▶ [What you have to do]: Look through the listing below and give the number of lines that hold "React". Say nothing more.

▶ [Records for this task]:
--- --- ---
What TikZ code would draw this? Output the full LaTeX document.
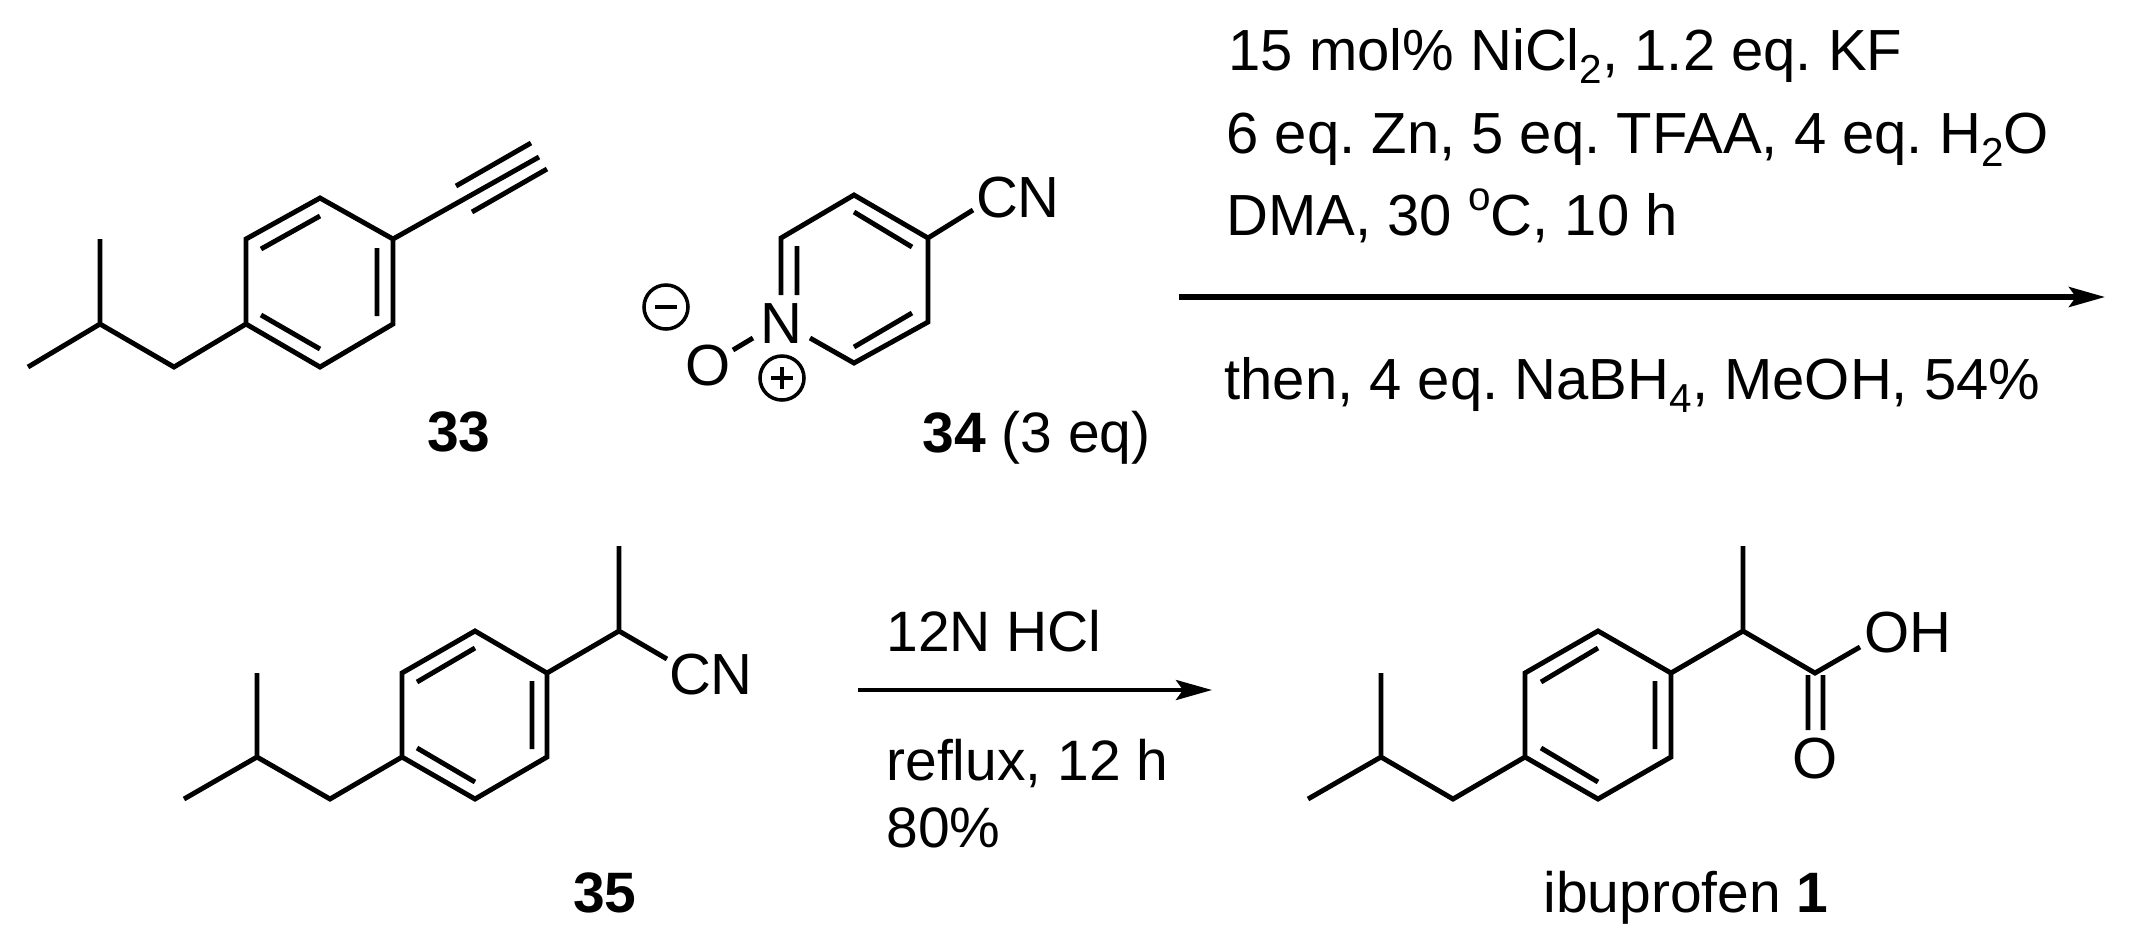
--- --- ---
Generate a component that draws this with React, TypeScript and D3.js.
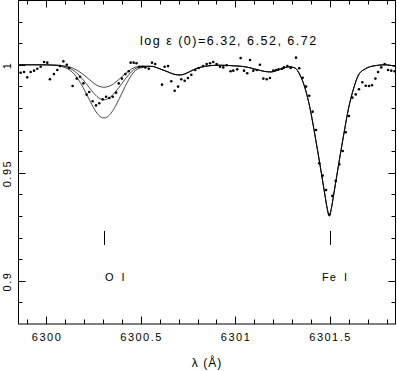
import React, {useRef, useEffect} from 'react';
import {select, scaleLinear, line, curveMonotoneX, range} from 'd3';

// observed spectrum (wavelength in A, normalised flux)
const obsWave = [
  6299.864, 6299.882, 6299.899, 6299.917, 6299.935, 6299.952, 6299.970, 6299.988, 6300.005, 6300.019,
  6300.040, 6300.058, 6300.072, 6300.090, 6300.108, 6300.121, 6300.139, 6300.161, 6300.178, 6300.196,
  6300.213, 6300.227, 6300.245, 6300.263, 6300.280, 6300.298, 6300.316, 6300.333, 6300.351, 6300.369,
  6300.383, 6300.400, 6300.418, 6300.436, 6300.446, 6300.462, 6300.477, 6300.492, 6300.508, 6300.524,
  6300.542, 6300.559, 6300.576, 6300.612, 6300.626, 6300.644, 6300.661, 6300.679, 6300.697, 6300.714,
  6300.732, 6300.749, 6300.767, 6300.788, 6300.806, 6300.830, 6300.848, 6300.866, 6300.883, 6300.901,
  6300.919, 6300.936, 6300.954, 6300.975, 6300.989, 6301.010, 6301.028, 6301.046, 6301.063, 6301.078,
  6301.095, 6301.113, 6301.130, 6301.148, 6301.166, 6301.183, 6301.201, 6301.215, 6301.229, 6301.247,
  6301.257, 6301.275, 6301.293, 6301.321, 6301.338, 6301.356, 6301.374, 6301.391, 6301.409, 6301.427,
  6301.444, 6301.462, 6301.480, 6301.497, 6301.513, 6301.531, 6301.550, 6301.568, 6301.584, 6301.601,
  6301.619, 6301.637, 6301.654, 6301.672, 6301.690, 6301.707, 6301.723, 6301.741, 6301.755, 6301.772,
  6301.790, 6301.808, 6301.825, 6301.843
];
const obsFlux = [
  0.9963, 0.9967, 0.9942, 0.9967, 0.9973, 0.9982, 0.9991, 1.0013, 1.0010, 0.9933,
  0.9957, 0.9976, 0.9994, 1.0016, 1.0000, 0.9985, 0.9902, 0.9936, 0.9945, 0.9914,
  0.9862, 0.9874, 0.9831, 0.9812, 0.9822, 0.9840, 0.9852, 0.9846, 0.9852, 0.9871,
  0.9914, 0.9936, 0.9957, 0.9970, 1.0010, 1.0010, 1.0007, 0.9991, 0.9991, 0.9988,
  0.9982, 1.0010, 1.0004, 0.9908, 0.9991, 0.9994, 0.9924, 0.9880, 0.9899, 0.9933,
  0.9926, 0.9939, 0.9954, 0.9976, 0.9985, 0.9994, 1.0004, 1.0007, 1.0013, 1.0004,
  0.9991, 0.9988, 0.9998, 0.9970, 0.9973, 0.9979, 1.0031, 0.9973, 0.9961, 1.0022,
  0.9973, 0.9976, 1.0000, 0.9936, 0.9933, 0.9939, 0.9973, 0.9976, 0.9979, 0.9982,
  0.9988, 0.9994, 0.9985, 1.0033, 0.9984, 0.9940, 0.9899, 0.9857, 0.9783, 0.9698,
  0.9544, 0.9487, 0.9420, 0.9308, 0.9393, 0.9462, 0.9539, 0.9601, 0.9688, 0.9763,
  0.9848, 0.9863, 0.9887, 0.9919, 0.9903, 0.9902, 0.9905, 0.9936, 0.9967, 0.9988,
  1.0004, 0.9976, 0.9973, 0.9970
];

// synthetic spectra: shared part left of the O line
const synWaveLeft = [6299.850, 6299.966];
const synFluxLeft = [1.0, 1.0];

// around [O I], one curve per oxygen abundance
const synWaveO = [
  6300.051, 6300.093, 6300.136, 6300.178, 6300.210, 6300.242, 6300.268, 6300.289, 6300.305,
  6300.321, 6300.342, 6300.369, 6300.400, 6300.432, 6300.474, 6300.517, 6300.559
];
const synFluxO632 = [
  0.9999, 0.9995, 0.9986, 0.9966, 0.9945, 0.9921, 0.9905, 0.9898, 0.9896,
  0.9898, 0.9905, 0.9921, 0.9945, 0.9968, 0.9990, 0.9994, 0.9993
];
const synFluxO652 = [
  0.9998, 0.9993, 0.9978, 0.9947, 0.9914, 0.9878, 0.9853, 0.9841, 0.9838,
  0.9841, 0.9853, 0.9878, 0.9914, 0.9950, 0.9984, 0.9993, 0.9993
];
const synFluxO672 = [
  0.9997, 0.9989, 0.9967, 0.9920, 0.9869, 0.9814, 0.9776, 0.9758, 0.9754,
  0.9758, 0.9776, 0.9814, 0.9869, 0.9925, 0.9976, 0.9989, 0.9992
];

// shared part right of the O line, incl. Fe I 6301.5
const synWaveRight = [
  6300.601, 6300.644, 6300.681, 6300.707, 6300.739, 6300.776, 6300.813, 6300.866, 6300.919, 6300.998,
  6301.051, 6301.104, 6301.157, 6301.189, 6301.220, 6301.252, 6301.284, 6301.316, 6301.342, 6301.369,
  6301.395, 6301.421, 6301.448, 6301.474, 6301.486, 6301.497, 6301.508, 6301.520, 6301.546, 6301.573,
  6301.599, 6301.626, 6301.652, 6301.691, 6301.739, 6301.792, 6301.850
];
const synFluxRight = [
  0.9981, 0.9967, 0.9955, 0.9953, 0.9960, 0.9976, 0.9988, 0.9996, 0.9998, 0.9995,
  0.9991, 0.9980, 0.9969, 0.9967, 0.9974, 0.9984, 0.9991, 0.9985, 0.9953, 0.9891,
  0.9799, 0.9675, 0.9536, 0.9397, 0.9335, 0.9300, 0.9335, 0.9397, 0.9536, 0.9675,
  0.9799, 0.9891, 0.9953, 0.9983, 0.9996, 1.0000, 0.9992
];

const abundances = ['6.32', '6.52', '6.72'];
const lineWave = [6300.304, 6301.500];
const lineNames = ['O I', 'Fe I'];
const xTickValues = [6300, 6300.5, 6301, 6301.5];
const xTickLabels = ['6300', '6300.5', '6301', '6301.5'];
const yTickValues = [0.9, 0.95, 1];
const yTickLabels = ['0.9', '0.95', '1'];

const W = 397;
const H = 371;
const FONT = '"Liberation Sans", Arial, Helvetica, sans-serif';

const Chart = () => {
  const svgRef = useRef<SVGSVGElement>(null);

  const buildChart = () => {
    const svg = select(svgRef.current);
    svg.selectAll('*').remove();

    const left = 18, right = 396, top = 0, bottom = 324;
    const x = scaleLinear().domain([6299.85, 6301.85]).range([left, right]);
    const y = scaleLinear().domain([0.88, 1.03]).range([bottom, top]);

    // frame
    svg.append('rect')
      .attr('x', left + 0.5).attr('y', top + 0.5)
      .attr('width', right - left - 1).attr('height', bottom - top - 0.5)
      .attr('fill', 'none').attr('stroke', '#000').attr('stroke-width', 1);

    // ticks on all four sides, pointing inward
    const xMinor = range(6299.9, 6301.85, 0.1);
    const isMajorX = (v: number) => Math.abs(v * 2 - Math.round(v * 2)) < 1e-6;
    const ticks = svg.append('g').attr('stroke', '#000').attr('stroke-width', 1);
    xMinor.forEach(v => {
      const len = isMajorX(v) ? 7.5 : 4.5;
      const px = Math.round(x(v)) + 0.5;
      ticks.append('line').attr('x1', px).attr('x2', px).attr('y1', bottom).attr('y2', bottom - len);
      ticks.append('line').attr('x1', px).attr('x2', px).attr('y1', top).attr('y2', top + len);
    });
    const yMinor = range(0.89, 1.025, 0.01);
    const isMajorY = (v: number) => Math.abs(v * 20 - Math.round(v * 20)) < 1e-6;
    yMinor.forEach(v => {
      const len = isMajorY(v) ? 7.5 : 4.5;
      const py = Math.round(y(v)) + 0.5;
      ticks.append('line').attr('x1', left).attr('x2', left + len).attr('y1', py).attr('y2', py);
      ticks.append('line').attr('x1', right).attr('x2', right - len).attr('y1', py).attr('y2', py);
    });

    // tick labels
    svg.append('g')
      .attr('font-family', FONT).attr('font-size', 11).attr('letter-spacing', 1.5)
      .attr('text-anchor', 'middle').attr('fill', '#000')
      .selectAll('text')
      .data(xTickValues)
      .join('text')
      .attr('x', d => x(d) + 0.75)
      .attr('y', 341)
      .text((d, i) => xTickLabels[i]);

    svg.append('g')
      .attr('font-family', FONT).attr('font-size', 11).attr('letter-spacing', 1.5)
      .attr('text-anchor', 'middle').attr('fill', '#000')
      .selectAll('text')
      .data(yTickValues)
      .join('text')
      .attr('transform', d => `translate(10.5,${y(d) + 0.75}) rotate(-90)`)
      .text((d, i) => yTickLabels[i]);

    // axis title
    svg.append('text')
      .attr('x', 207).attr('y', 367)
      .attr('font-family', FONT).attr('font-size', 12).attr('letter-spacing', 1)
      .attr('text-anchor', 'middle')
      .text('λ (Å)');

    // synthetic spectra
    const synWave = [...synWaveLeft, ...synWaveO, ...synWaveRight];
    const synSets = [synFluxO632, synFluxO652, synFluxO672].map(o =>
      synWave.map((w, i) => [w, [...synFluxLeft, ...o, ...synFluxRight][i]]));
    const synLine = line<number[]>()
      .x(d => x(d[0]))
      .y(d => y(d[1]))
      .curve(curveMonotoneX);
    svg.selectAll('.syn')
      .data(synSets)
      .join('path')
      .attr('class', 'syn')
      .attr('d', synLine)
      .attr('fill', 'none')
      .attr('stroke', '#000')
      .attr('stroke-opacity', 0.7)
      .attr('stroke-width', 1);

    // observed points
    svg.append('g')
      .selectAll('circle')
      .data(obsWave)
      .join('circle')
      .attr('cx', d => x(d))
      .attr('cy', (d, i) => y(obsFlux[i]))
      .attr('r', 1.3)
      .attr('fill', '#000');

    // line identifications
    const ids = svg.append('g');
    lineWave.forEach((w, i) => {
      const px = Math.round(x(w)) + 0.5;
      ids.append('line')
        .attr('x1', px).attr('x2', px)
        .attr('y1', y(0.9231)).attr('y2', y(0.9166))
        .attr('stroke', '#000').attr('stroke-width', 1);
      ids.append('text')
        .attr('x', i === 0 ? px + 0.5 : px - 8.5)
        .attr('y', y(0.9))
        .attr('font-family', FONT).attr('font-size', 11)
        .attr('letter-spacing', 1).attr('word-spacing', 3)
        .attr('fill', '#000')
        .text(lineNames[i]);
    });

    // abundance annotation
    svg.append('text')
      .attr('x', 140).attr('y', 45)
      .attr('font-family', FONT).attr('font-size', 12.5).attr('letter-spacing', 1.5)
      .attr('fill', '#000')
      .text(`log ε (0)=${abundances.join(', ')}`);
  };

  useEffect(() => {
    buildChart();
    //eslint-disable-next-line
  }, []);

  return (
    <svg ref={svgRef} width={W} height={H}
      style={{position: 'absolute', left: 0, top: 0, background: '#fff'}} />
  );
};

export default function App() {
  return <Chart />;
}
--- --- ---
▶ [Final result]: 2